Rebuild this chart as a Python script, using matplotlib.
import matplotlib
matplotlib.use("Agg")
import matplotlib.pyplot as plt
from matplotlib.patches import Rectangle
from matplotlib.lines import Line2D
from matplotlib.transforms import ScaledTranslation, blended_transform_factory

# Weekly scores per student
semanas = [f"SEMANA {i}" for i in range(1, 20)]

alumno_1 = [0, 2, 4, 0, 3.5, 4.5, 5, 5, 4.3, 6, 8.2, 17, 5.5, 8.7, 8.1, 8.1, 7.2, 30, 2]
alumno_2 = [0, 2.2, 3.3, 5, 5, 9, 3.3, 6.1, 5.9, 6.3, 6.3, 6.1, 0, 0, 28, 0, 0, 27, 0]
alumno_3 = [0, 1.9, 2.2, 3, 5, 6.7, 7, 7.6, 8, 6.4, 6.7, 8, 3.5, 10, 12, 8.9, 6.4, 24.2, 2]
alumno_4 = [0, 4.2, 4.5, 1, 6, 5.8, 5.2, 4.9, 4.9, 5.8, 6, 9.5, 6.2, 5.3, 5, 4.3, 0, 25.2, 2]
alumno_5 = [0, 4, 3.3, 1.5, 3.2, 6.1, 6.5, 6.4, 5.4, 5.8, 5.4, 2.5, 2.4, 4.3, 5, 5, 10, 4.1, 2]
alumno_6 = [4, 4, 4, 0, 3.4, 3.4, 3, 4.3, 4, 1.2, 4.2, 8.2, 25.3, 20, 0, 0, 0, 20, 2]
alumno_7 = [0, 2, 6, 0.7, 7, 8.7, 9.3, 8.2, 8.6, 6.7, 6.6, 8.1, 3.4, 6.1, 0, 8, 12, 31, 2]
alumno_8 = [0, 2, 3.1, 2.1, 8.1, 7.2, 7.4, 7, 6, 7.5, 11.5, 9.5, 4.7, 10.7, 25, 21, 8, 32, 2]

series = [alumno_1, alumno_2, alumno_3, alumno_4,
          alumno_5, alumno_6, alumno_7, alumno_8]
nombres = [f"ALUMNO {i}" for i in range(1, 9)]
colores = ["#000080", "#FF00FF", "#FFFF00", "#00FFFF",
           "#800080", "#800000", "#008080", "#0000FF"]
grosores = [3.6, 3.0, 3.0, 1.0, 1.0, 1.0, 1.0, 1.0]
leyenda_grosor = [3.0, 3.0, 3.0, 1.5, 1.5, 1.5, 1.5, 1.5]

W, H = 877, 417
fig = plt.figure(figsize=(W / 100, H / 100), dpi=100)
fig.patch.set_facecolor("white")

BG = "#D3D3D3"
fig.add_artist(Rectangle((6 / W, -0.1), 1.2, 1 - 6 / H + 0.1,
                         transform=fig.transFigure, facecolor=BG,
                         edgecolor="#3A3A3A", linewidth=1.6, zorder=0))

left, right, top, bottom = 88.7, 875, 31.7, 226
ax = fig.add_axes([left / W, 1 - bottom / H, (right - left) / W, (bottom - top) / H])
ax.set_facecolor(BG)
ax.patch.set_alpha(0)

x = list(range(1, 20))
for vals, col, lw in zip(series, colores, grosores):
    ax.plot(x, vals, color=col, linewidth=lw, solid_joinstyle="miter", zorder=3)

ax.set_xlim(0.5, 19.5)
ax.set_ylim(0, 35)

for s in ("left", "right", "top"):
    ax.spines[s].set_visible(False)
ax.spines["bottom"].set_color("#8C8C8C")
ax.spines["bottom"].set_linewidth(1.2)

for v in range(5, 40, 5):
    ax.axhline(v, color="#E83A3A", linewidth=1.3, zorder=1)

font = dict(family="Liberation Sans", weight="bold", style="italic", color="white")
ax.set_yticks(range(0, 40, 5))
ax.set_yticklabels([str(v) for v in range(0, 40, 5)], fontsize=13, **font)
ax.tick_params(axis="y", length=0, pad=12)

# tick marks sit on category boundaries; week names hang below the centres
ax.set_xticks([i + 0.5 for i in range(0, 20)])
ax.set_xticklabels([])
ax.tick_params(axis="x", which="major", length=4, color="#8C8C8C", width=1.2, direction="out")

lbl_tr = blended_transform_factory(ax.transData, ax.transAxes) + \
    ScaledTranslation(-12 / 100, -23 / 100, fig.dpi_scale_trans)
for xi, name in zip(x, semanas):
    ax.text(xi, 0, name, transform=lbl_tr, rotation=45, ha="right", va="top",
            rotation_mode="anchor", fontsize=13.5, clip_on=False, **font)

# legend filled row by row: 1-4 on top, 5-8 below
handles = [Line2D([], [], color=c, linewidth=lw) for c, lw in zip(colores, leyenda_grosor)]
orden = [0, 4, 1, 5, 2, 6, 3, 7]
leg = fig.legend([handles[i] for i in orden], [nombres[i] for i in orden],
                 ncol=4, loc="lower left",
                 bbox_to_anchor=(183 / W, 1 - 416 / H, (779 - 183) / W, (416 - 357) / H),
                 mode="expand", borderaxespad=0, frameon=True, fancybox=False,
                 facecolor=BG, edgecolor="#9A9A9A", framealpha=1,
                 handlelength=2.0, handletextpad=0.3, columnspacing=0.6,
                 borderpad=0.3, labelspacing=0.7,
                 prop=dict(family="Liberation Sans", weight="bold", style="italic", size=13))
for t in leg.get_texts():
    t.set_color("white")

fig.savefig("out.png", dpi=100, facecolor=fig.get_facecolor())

═══

▶ _Problem to work on_
Only the lines from the beginning of the material above through the line with "in range(1, 20)]" are wanted; extract them exactly.

▶ _Right answer_
Rebuild this chart as a Python script, using matplotlib.
import matplotlib
matplotlib.use("Agg")
import matplotlib.pyplot as plt
from matplotlib.patches import Rectangle
from matplotlib.lines import Line2D
from matplotlib.transforms import ScaledTranslation, blended_transform_factory

# Weekly scores per student
semanas = [f"SEMANA {i}" for i in range(1, 20)]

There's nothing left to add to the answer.